Contestants were given a huge file of anonymized ratings—about a million ratings in all, covering 17,700 movies and almost half a million Netflix users. The challenge was to predict how users would rate movies they hadn’t seen. There’s data—lots of data. And it’s directly relevant to the behavior you’re trying to predict. And yet this problem is really, really hard. It ended up taking three years before anyone crossed the 10 percent improvement barrier, and it was only done when several teams banded together and hybridized their almost-good-enough algorithms into something just strong enough to collapse across the finish line. Netflix never even used the winning algorithm in its business; by the time the contest was over, Netflix was already transitioning from sending DVDs in the mail to streaming movies online, which makes dud recommendations less of a big deal. And if you’ve ever used Netflix (or Amazon, or Facebook, or any other site that aims to recommend you products based on the data it’s gathered about you), you know that the recommendations remain pretty comically bad. They might get a lot better as even more streams of data get integrated into your profile. But they certainly might not.
Which, from the point of view of the companies doing the gathering, is not so bad. It would be great for Target if they knew with absolute certainty whether or not you were pregnant, just from following the tracks of your loyalty card. They don’t. But it would also be great if they could be 10 percent more accurate in their guesses than they are now. Same for Google. They don’t have to know exactly what product you want; they just have to have a better idea than competing ad channels do. You don’t need to outrun the bear!
Predicting your behavior 10 percent more accurately isn’t actually all that spooky for you, but it can mean a lot of money for them. I asked Jim Bennett, the vice president for recommendations at Netflix at the time of the competition, why they’d offered such a big prize. He told me I should have been asking why the prize was so small. A 10 percent improvement in their recommendations, small as that seems, would recoup the $1 million in less time than it takes to make another Fast and Furious movie.

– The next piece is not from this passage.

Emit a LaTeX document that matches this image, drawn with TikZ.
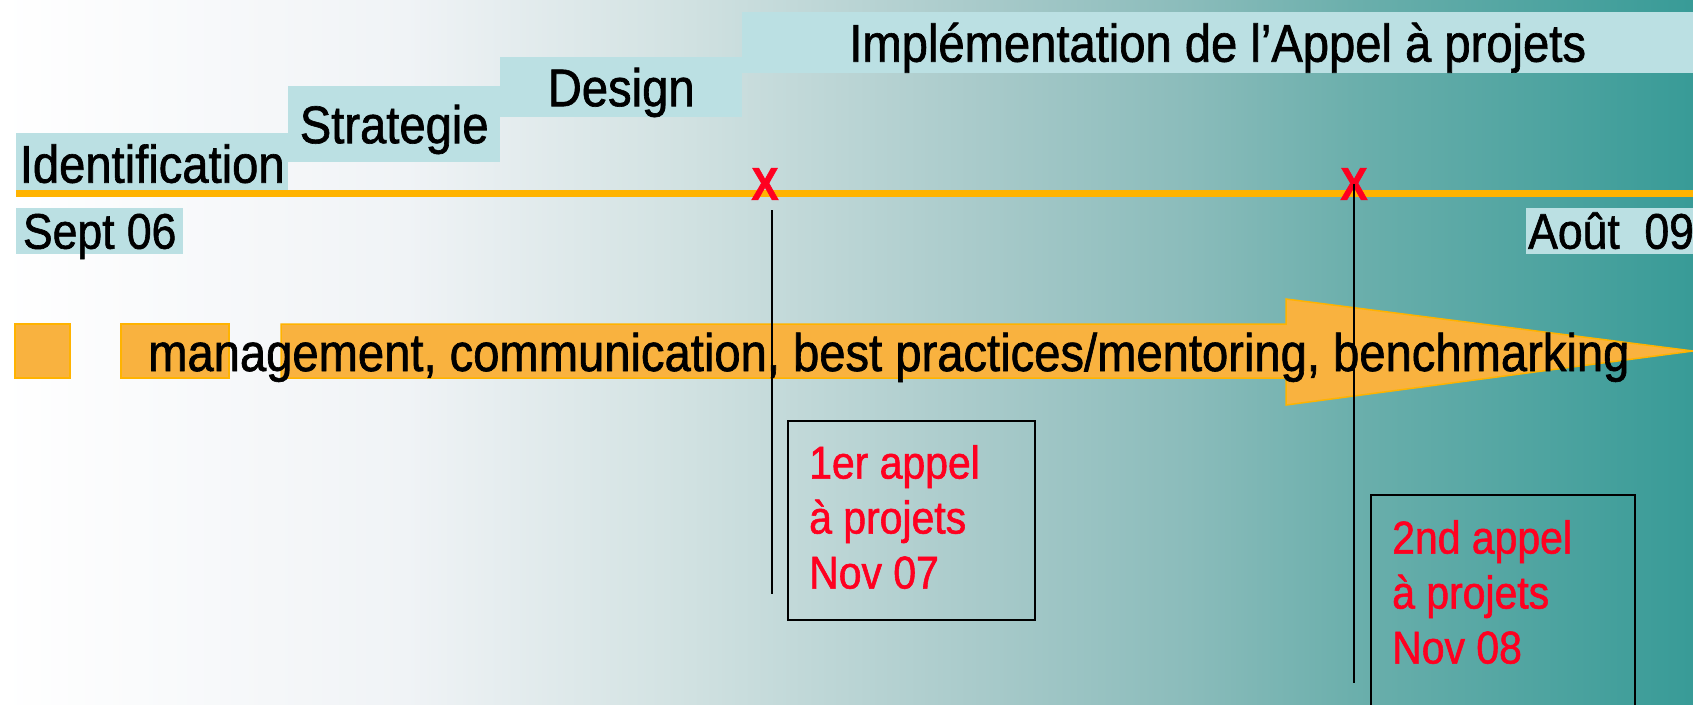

It’s no big deal if Netflix suggests the wrong movie to you. But in other domains, bad data is more dangerous. Think about algorithms that try to identify people with an elevated chance of being involved in terrorism, or people who are more likely than most to owe the government money. Or the secret systems the rating agencies use to assess the riskiness of financial assets.
Here, the mistakes have real consequences. It’s creepy and bad when Target intuits that you’re pregnant. But it’s even creepier and worse if you’re not pregnant—or a terrorist, or a deadbeat dad—and an algorithm, doing its business in a closed and opaque box, decides that you are.